Marrinan said the fight for social justice that the attorneys involved in was not a new story in San Diego County.

"I feel sad that we even have to be here today," Marrinan said. "I thought back over the last several weeks … I remember very well, I've been doing police abuse cases for over 25 years, and just about 25 years ago, a 16-year-old boy was killed when the San Diego Police officers used what they called a carotid restraint, a type of chokehold, and at the time, there was a fair amount of community uproar, but it didn't last for long, and the one good thing that's come out of all of this is that the police departments have finally said, 25 years later, that they're banning this dangerous and deadly type of chokehold."

Many of the attorneys digitally gathered on Thursday discussed cases and claims that had been filed in the wake of the protests, including Pride, who shared details about two cases involving clients struck by so-called "less lethal" rounds.
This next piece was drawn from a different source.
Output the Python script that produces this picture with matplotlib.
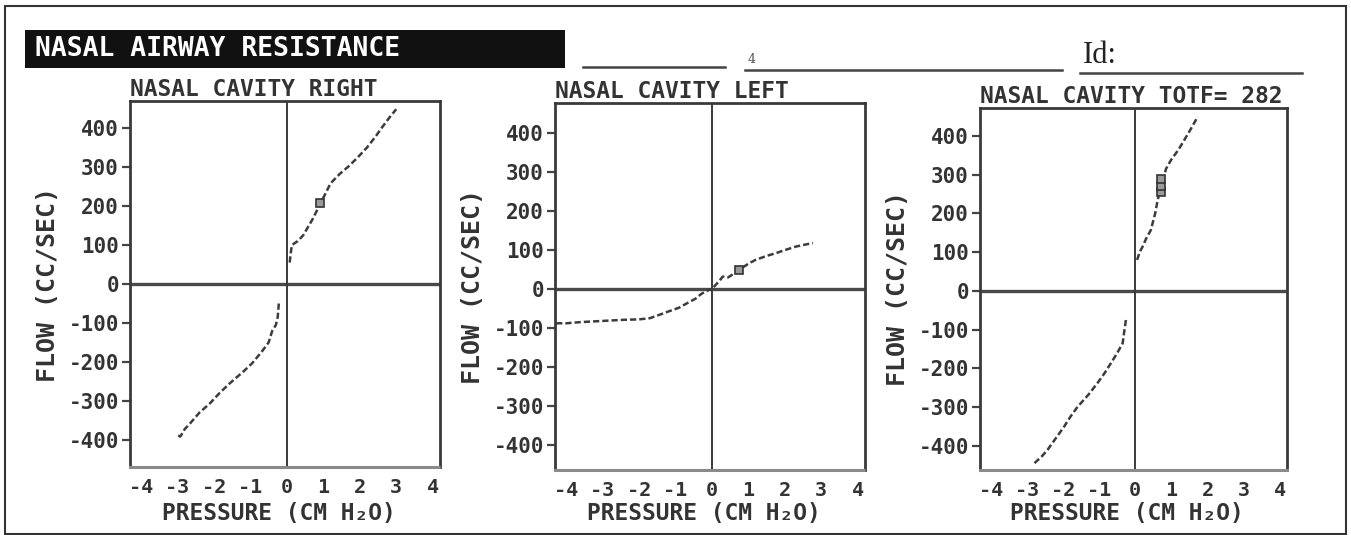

"We have video of Mr. [Eric] Woolsey simply holding a phone above his head, and, yeah, he may have flipped the bird at the police, but the bird-flipping at the police is not enough to be shot with a metal kinetic round such that he broke two of his fingers."

Video of the incident shows Woolsey bleeding and cradling his injured hand.

Jones-Wright spoke at length, describing the racial divide in the United States and in San Diego County.

"There has always been this reality of two Americas: One America that calls 911 and feels safe knowing officers are on their way," Jones-Wright said. "And the other, where calling 911 for help has to be thought about a time or two before making the call because they know that when officers show up, even if they are the caller, their very lives may be in danger."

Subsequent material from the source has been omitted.